Police officials, in defending the way they handle discipline of officers, suggested that the department has improved its relationship with the review board. But they also insist that the department’s own lawyers are best qualified to decide whether to pursue a case against an officer. “The department advocate is best positioned to assess the relative strength of the case and the probability of a finding of guilt,” said the chief spokesman, Paul J. Browne. The review board was established in December 1992, with a City Council vote intended to create an independent civilian agency to investigate misconduct complaints against the police. The allegations can range from obscenity to excessive force. This year, the board is projecting that at least 8,200 citizens will file complaints, which would be the highest yearly total ever in the city. In 2008, more than half a million people — also a record number — were stopped and frisked, a practice that generates the most complaints to the board. Despite the increasing volume of complaints, the review board has seen the Police Department decline to act upon a growing percentage of its cases.
In 2005, the Police Department declined to prosecute 2 percent of the cases that the review board referred to it. By 2008, that figure had risen to 33 percent; so far this year, the department has declined to prosecute 40 percent of the cases, records show. “The only plausible explanation for the huge increase in dismissed cases is that the department has made a conscious decision not to pursue discipline against officers found by the C.C.R.B. to have engaged in misconduct,” said Christopher Dunn, associate legal director for the New York Civil Liberties Union. The board’s records also show a trend of fewer officers being disciplined: it was 58 percent last year, down from 74 percent in 2004. The Police Department has said that its standards of proof are different from those used by the review board’s lawyers, and that only department lawyers have the expertise to decide which cases to prosecute. Police Commissioner Raymond W. Kelly recently noted the department has made reforms to improve the way it works with the review board, like by replacing police personnel with civilian prosecutors in trials. “There were police officers who were prosecuting other police officers,” Mr. Kelly said in a recent news briefing. “Some were attorneys, some weren’t.” If a case is substantiated by the review board, it is passed on to the Police Department, which has the sole discretion and power to drop the case or pursue it. Commissioner Kelly has the final say in any decisions about discipline, which can result in dismissal. Mr. Browne, the police spokesman, said although they were prosecuting fewer cases referred by the review board, the conviction rate at departmental trials had risen to 60 percent from 30 percent in 2004. Mr. Browne credited an overhaul of the department’s advocate office, whose prosecutors have been more selective about which cases they take on. “It would be unfair and counterproductive, and a waste of scarce police resources, to move forward with a case which is incapable of being proven in the trial room,” Mr. Browne said.
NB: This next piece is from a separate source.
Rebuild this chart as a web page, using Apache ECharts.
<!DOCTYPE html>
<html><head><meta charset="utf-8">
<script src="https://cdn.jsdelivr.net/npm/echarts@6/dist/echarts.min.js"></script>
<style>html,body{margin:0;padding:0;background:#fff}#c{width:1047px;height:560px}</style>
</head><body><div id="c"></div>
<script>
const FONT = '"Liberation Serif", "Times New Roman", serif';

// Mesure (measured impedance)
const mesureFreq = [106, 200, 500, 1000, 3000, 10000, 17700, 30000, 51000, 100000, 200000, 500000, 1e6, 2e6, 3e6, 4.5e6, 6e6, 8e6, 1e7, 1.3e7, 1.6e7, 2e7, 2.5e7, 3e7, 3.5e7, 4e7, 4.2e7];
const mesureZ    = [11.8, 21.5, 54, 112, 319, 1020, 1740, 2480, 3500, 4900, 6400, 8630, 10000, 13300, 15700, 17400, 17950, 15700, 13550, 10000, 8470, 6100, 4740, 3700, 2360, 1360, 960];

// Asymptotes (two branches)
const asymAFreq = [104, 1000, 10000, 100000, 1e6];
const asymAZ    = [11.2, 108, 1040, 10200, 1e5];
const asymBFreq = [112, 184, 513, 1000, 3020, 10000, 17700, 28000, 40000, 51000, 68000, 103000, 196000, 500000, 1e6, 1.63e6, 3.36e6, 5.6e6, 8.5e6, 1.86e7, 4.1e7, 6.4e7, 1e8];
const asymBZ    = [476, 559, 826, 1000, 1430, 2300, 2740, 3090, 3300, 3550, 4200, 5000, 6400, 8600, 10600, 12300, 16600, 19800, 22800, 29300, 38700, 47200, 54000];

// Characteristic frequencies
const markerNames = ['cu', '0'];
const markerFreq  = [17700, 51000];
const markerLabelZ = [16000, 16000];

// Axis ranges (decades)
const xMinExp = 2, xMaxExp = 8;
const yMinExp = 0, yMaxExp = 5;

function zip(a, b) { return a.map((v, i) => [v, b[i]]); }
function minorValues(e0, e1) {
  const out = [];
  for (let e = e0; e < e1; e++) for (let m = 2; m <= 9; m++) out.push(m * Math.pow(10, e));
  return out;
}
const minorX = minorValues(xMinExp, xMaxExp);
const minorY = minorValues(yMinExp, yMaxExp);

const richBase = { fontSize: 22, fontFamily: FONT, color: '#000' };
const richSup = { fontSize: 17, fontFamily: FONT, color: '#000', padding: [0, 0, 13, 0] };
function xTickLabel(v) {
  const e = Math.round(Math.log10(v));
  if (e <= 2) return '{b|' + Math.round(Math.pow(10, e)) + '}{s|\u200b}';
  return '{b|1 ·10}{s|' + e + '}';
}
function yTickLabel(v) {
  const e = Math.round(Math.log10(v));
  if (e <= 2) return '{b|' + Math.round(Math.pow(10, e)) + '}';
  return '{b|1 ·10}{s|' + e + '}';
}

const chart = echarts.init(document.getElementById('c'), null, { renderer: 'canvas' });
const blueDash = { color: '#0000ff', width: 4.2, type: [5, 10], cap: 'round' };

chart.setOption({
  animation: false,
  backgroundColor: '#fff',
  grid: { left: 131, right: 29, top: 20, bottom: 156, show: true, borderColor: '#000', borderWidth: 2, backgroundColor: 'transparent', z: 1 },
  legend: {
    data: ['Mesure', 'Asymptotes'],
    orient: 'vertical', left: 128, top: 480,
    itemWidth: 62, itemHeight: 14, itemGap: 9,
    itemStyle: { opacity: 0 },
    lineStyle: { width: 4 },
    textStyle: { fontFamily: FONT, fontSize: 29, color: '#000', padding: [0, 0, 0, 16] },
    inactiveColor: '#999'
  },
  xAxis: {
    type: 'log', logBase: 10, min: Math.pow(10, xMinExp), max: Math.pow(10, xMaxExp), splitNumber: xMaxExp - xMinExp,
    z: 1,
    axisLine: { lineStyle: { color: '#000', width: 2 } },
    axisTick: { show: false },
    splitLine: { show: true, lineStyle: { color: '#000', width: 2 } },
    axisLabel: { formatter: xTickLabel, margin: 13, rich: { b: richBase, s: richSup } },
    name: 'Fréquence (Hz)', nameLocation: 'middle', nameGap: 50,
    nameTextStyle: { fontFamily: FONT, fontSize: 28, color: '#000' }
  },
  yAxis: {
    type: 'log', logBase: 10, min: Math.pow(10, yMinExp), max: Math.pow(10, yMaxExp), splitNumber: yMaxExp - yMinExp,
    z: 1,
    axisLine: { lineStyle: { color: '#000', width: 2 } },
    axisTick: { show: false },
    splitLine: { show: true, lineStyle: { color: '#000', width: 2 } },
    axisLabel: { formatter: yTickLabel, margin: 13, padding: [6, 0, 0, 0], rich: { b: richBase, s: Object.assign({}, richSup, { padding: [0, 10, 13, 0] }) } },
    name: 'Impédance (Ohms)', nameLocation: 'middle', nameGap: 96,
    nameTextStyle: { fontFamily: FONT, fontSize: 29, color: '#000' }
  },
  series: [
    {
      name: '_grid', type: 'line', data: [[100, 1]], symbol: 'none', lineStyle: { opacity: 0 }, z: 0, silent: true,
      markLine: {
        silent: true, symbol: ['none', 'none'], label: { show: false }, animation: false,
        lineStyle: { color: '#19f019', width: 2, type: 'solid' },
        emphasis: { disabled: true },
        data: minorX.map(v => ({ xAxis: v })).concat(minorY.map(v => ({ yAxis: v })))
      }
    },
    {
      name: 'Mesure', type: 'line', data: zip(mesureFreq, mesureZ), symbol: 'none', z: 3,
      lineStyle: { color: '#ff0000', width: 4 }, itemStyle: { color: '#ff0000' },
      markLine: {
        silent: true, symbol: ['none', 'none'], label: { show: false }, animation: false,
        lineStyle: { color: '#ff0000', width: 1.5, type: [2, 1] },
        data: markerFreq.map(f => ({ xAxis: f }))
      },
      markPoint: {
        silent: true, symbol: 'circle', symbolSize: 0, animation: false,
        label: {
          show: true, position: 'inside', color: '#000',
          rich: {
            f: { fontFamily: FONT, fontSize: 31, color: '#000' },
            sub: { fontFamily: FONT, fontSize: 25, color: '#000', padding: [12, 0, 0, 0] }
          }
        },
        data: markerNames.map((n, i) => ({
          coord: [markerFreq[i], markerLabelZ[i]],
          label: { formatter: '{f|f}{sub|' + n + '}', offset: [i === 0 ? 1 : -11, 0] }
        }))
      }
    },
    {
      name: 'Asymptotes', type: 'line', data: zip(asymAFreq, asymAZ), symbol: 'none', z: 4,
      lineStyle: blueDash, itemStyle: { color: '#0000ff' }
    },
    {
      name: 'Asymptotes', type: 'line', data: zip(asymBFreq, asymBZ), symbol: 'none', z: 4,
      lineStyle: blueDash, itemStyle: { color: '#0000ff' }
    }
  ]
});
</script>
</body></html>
Over the years, some of the current ideas for reforms had been suggested before, like in 2001, when former Mayor Rudolph W. Giuliani, acting on the recommendations of the Commission to Combat Police Corruption, backed the idea of giving prosecutorial authority to the review board. But now, at the start of the board’s 16th year in operation, many say at no other time has the need to expand the agency’s powers been more pressing. In addition to the rising number of complaints, the board is facing internal challenges. Like other city agencies, its staffing and budget are coming under pressure, with $10.2 million budgeted for the 2010 fiscal year, down from $11.4 million in 2009. The agency lost 10 investigators in the 2009 fiscal year and will shed another 16 in the following year, board officials said. Joan Thompson, the board’s executive director, testified at a City Council committee hearing in May that the agency was losing some staff, and she projected that slightly more than half of the cases would have to be dropped because investigators would not be able to meet the 18-month statute of limitations for each case.
One of them was the case Mr. Diaz initiated. On Feb. 8, 2007, a week after Mr. Diaz said he was initially approached by the officer on his stoop, that officer and three others passed him in front of his building. The officers spoke among themselves, and then one, identified in Mr. Diaz’s case records as Officer Luis Ortiz, backtracked and asked Mr. Diaz for identification. “You’re harassing me,” Mr. Diaz said he told Officer Ortiz. Mr. Diaz, in a telephone interview, said Officer Ortiz then used physical force, handcuffed him and frisked him before letting him go. Mr. Diaz immediately filed a complaint with the review board. Ten months later, the board sent him a letter that said their investigators substantiated that Officer Ortiz had abused his authority by stopping and detaining Mr. Diaz. It referred the case to the police for action. Mr. Browne, the department spokesman, said in an e-mail message that Mr. Diaz could not adequately identify the officers. Mr. Diaz denies this. Mr. Browne also said a command log shows that the accused officers were in a different location at the time Mr. Diaz said he was harassed by them. But Mr. Diaz did not hear anything about his case until September 2008, nearly a year later, when he got a letter from the Police Department saying it investigated and decided no disciplinary action would be taken, and considered the matter closed. It did not tell him why. “They waited like two years and nothing happened and it just disappeared,” Mr. Diaz said. “It just disappeared like smoke.”